[Records with drawing code]
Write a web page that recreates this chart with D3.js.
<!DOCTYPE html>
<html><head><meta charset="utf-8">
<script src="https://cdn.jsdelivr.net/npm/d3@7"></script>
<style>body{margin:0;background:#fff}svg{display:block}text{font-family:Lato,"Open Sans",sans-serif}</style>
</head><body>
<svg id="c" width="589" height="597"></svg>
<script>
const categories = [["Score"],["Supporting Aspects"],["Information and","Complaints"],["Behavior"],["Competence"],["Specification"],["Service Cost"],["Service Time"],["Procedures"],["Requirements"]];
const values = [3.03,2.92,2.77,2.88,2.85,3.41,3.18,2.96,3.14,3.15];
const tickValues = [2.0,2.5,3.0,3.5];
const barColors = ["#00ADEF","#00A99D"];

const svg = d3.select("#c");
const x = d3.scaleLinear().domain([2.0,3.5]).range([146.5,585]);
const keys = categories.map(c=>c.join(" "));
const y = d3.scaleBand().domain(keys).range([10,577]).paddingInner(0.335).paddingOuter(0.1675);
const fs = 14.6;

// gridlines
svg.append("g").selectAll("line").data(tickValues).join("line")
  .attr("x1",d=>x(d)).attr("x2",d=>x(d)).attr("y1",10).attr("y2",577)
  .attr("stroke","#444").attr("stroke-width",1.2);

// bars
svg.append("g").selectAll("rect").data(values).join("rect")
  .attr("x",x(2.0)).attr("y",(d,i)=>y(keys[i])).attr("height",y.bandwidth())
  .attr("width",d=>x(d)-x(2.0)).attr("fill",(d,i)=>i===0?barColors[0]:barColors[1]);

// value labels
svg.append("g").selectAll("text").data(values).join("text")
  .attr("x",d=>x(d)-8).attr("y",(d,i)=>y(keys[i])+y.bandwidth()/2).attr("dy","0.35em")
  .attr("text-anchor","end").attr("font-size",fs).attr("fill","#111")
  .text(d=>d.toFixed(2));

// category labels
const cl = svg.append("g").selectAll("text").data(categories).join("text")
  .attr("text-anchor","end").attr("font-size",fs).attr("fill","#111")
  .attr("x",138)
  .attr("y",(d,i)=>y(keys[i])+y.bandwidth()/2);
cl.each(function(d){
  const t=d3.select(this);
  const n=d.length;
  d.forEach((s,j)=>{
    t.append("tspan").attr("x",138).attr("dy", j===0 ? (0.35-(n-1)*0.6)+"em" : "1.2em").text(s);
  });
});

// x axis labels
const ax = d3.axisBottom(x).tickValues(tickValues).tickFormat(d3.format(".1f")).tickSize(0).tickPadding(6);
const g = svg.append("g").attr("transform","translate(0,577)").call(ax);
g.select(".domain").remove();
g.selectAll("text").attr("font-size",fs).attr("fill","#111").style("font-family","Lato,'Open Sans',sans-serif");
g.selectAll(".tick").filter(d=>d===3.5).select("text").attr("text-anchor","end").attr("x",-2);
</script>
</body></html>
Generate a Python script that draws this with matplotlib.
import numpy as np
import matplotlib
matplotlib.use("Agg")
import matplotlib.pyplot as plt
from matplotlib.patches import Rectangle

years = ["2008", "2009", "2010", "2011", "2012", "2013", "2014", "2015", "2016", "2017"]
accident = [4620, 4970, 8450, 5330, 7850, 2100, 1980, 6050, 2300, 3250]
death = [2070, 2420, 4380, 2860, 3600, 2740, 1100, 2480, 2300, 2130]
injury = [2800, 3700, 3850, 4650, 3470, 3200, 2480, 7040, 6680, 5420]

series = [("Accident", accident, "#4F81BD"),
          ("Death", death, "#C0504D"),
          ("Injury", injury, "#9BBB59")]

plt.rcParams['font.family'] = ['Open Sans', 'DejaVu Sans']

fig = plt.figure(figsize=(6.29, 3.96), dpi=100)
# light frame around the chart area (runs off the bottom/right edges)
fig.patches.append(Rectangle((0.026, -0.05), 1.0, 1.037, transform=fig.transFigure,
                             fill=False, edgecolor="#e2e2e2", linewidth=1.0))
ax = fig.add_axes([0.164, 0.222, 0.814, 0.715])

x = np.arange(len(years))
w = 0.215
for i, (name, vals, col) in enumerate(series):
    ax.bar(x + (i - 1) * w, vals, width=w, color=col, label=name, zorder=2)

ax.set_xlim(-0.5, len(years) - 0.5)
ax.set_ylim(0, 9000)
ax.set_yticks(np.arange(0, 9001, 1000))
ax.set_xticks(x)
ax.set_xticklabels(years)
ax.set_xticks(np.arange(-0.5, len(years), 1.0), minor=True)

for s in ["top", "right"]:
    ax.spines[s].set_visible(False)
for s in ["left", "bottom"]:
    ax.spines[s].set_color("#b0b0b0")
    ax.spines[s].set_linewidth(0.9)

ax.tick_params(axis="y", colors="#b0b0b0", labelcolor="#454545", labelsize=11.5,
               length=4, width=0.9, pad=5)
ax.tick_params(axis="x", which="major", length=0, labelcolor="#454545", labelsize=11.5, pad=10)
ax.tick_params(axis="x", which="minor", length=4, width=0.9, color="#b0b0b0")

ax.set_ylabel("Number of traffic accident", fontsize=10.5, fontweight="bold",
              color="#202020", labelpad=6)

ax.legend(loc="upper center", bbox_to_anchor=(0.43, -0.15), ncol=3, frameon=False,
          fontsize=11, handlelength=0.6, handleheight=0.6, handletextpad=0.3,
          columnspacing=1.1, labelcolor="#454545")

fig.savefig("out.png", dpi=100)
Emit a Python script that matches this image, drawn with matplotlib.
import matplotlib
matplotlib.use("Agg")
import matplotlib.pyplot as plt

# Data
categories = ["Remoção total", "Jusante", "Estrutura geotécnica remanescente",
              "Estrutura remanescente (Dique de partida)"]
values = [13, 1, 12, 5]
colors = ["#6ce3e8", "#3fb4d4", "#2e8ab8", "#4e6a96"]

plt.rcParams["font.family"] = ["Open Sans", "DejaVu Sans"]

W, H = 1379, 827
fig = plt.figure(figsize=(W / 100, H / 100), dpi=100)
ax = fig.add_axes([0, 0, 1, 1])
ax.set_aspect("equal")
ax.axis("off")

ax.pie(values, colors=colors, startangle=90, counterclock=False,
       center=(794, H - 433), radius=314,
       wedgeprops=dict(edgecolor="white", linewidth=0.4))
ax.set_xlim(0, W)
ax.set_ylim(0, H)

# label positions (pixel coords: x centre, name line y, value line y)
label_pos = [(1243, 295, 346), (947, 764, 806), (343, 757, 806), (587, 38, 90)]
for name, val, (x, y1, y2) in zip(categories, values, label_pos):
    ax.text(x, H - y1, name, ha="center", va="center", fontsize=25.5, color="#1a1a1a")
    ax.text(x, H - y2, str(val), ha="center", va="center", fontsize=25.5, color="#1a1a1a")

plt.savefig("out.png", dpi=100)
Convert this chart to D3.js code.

# EXERCISE:
Output the lines of the records above exactly as they appear, from the line containing "Generate a Python" through the line containing "plt.rcParams['font.family'] = ['Open".

# EXERCISE OUTPUT:
Generate a Python script that draws this with matplotlib.
import numpy as np
import matplotlib
matplotlib.use("Agg")
import matplotlib.pyplot as plt
from matplotlib.patches import Rectangle

years = ["2008", "2009", "2010", "2011", "2012", "2013", "2014", "2015", "2016", "2017"]
accident = [4620, 4970, 8450, 5330, 7850, 2100, 1980, 6050, 2300, 3250]
death = [2070, 2420, 4380, 2860, 3600, 2740, 1100, 2480, 2300, 2130]
injury = [2800, 3700, 3850, 4650, 3470, 3200, 2480, 7040, 6680, 5420]

series = [("Accident", accident, "#4F81BD"),
          ("Death", death, "#C0504D"),
          ("Injury", injury, "#9BBB59")]

plt.rcParams['font.family'] = ['Open Sans', 'DejaVu Sans']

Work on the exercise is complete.